*Direction*: Leave out the pictures, and retype only the lines from the beginning of the material through the line that contains "in the browser", including both.

*Data for this task*:
- - - -
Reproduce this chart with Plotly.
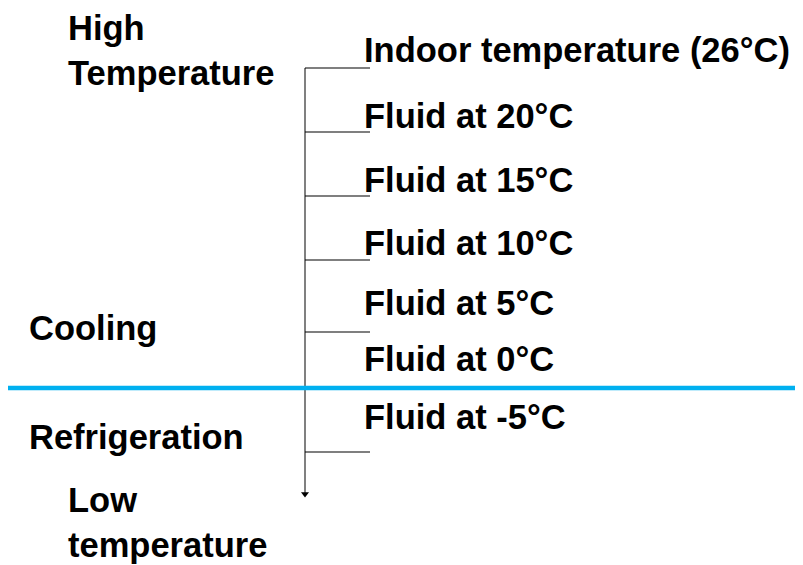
import plotly.graph_objects as go

W, H = 803, 565
OFF = 8  # page body margin in the browser

# Scale labels (right side) and their vertical positions (pixel-like units, top = 0)
fluid_labels = ["Indoor temperature (26°C)", "Fluid at 20°C", "Fluid at 15°C",
                "Fluid at 10°C", "Fluid at 5°C", "Fluid at 0°C", "Fluid at -5°C"]
fluid_y = [50, 116, 180, 243, 303, 359, 417]

# Tick marks along the temperature arrow
tick_y = [68, 132, 196, 260, 332, 452]

# Side labels (left side)
side_labels = ["High<br>Temperature", "Cooling", "Refrigeration", "Low<br>temperature"]
side_x = [66, 27, 27, 66]
side_y = [50, 328, 437, 522]

# Arrow and divider
axis_x = 305
arrow_top, arrow_bottom = 68, 497
tick_len = 65
divider_y = 388
divider_x = [OFF, 803]

FONT = "Liberation Sans, Arial, sans-serif"
FS = 34.5

fig = go.Figure()

# Vertical arrow line (gray)
fig.add_trace(go.Scatter(x=[axis_x, axis_x], y=[arrow_top, arrow_bottom - 4], mode="lines",
                         line=dict(color="#808080", width=2), hoverinfo="skip", showlegend=False))
# Arrowhead
fig.add_trace(go.Scatter(x=[axis_x], y=[arrow_bottom - 3], mode="markers",
                         marker=dict(symbol="triangle-down", size=7, color="black"),
                         hoverinfo="skip", showlegend=False))

# Tick marks
for ty in tick_y:
    fig.add_trace(go.Scatter(x=[axis_x, axis_x + tick_len], y=[ty, ty], mode="lines",
                             line=dict(color="black", width=1.2), hoverinfo="skip", showlegend=False))

# Blue divider line
fig.add_trace(go.Scatter(x=divider_x, y=[divider_y, divider_y], mode="lines",
                         line=dict(color="#00B0F0", width=4.5), hoverinfo="skip", showlegend=False))

annotations = []
for lab, y in zip(fluid_labels, fluid_y):
    annotations.append(dict(x=362, y=y, text="<b>" + lab + "</b>", showarrow=False,
                            xanchor="left", yanchor="middle", xref="x", yref="y",
                            font=dict(family=FONT, size=FS, color="black"), align="left"))
for lab, x, y in zip(side_labels, side_x, side_y):
    annotations.append(dict(x=x, y=y, text="<b>" + lab + "</b>", showarrow=False,
                            xanchor="left", yanchor="middle", xref="x", yref="y",
                            font=dict(family=FONT, size=FS, color="black"), align="left"))

fig.update_layout(
    width=W - OFF, height=H - OFF,
    margin=dict(l=0, r=0, t=0, b=0),
    paper_bgcolor="white", plot_bgcolor="white",
    xaxis=dict(range=[OFF, W], visible=False, fixedrange=True),
    yaxis=dict(range=[H, OFF], visible=False, fixedrange=True),
    annotations=annotations,
    showlegend=False,
)

fig.write_html("out.html")
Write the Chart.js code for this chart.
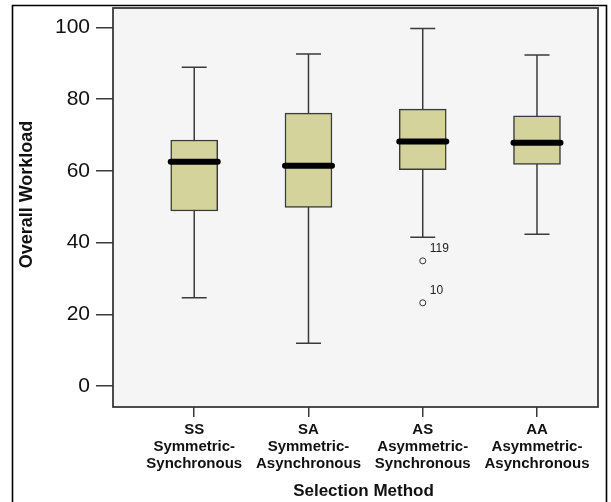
<!DOCTYPE html>
<html><head><meta charset="utf-8">
<script src="https://cdn.jsdelivr.net/npm/chart.js@4.4.1/dist/chart.umd.min.js"></script>
<style>html,body{margin:0;padding:0;background:#fff;}canvas{display:block;}</style>
</head><body>
<canvas id="c" width="611" height="502"></canvas>
<script>
// ---- data ----
const categories = [
  ["SS", "Symmetric-", "Synchronous"],
  ["SA", "Symmetric-", "Asynchronous"],
  ["AS", "Asymmetric-", "Synchronous"],
  ["AA", "Asymmetric-", "Asynchronous"]
];
const whiskerLow  = [24.6, 11.9, 41.5, 42.3];
const q1          = [48.8, 49.8, 60.3, 61.8];
const median      = [62.5, 61.4, 68.2, 67.8];
const q3          = [68.6, 76.1, 77.2, 75.3];
const whiskerHigh = [88.9, 92.6, 99.7, 92.3];
const outlierCategory = [2, 2];
const outlierValues   = [34.9, 23.2];
const outlierLabels   = ["119", "10"];
const yTickValues = [0, 20, 40, 60, 80, 100];
const xTitle = "Selection Method";
const yTitle = "Overall Workload";

// ---- styles ----
const FONT = '"Liberation Sans", Arial, Helvetica, sans-serif';
const INK = '#111111';
const LINE = '#3a3a3a';
const BOX_FILL = '#d3d39b';
const PLOT_BG = '#f5f5f5';

const boxData = categories.map((c, i) => ({ x: i, y: [q1[i], q3[i]] }));
const outlierData = outlierValues.map((v, i) => ({ x: outlierCategory[i], y: v }));

const boxParts = {
  id: 'boxParts',
  beforeDraw(chart) {
    const ctx = chart.ctx, a = chart.chartArea;
    ctx.save();
    ctx.fillStyle = '#ffffff';
    ctx.fillRect(0, 0, chart.width, chart.height);
    ctx.fillStyle = PLOT_BG;
    ctx.fillRect(a.left, a.top, a.right - a.left, a.bottom - a.top);
    ctx.strokeStyle = '#000';
    ctx.lineWidth = 1.6;
    ctx.beginPath();
    ctx.moveTo(12.5, 510); ctx.lineTo(12.5, 5.5); ctx.lineTo(606.5, 5.5); ctx.lineTo(606.5, 510);
    ctx.stroke();
    ctx.restore();
  },
  beforeDatasetsDraw(chart) {
    const ctx = chart.ctx, xs = chart.scales.x, ys = chart.scales.y;
    ctx.save();
    ctx.strokeStyle = LINE;
    ctx.lineWidth = 1.5;
    const cap = 12.5;
    categories.forEach((c, i) => {
      const x = xs.getPixelForValue(i);
      const yLo = ys.getPixelForValue(whiskerLow[i]);
      const yHi = ys.getPixelForValue(whiskerHigh[i]);
      ctx.beginPath();
      ctx.moveTo(x, yLo); ctx.lineTo(x, yHi);
      ctx.moveTo(x - cap, yLo); ctx.lineTo(x + cap, yLo);
      ctx.moveTo(x - cap, yHi); ctx.lineTo(x + cap, yHi);
      ctx.stroke();
    });
    ctx.restore();
  },
  afterDatasetsDraw(chart) {
    const ctx = chart.ctx, xs = chart.scales.x, ys = chart.scales.y, a = chart.chartArea;
    ctx.save();
    // medians
    ctx.strokeStyle = '#000';
    ctx.lineWidth = 6;
    ctx.lineCap = 'round';
    categories.forEach((c, i) => {
      const x = xs.getPixelForValue(i);
      const y = ys.getPixelForValue(median[i]);
      ctx.beginPath();
      ctx.moveTo(x - 23.5, y); ctx.lineTo(x + 23.5, y);
      ctx.stroke();
    });
    // outlier labels
    ctx.fillStyle = '#222';
    ctx.font = '12px ' + FONT;
    ctx.textAlign = 'left';
    ctx.textBaseline = 'middle';
    outlierValues.forEach((v, i) => {
      const x = xs.getPixelForValue(outlierCategory[i]);
      const y = ys.getPixelForValue(v);
      ctx.fillText(outlierLabels[i], x + 7, y - 12);
    });
    // plot frame
    ctx.lineCap = 'butt';
    ctx.strokeStyle = LINE;
    ctx.lineWidth = 1.8;
    ctx.strokeRect(a.left, a.top, a.right - a.left, a.bottom - a.top);
    ctx.restore();
  },
  afterDraw(chart) {
    const ctx = chart.ctx, a = chart.chartArea;
    ctx.save();
    ctx.fillStyle = INK;
    ctx.textAlign = 'center';
    ctx.textBaseline = 'middle';
    ctx.font = 'bold 17px ' + FONT;
    ctx.fillText(xTitle, (a.left + a.right) / 2 + 8, 491);
    ctx.translate(27, (a.top + a.bottom) / 2 - 13);
    ctx.rotate(-Math.PI / 2);
    ctx.font = 'bold 18px ' + FONT;
    ctx.fillText(yTitle, 0, 0);
    ctx.restore();
  }
};

new Chart(document.getElementById('c'), {
  type: 'bar',
  data: {
    datasets: [
      {
        type: 'bar',
        data: boxData,
        backgroundColor: BOX_FILL,
        borderColor: LINE,
        borderWidth: 1.5,
        borderSkipped: false,
        barThickness: 47,
        grouped: false
      },
      {
        type: 'scatter',
        data: outlierData,
        pointRadius: 3,
        pointBackgroundColor: '#ffffff',
        pointBorderColor: '#333333',
        pointBorderWidth: 1
      }
    ]
  },
  options: {
    responsive: false,
    devicePixelRatio: 1,
    animation: false,
    layout: { padding: { left: 0, top: 8, right: 13, bottom: 0 } },
    plugins: { legend: { display: false }, tooltip: { enabled: false }, title: { display: false } },
    scales: {
      x: {
        type: 'linear',
        min: -0.711,
        max: 3.534,
        offset: false,
        afterBuildTicks: s => { s.ticks = categories.map((c, i) => ({ value: i })); },
        afterFit: s => { s.height = 95; s.paddingLeft = 0; s.paddingRight = 0; },
        ticks: {
          callback: v => categories[v],
          autoSkip: false,
          maxRotation: 0,
          minRotation: 0,
          padding: 4.5,
          color: INK,
          font: { family: FONT, size: 15, weight: 'bold', lineHeight: 17 / 15 }
        },
        grid: { offset: false, drawOnChartArea: false, drawTicks: true, tickLength: 10, color: LINE, lineWidth: 1.5 },
        border: { display: false },
        title: { display: false }
      },
      y: {
        type: 'linear',
        min: -5.85,
        max: 105.4,
        afterBuildTicks: s => { s.ticks = yTickValues.map(v => ({ value: v })); },
        afterFit: s => { s.width = 113; s.paddingTop = 0; s.paddingBottom = 0; },
        ticks: {
          padding: 6,
          color: INK,
          font: { family: FONT, size: 21 }
        },
        grid: { drawOnChartArea: false, drawTicks: true, tickLength: 17, color: LINE, lineWidth: 1.5 },
        border: { display: false },
        title: { display: false }
      }
    }
  },
  plugins: [boxParts]
});
</script>
</body></html>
- - - -
*Complete output*:
Reproduce this chart with Plotly.
import plotly.graph_objects as go

W, H = 803, 565
OFF = 8  # page body margin in the browser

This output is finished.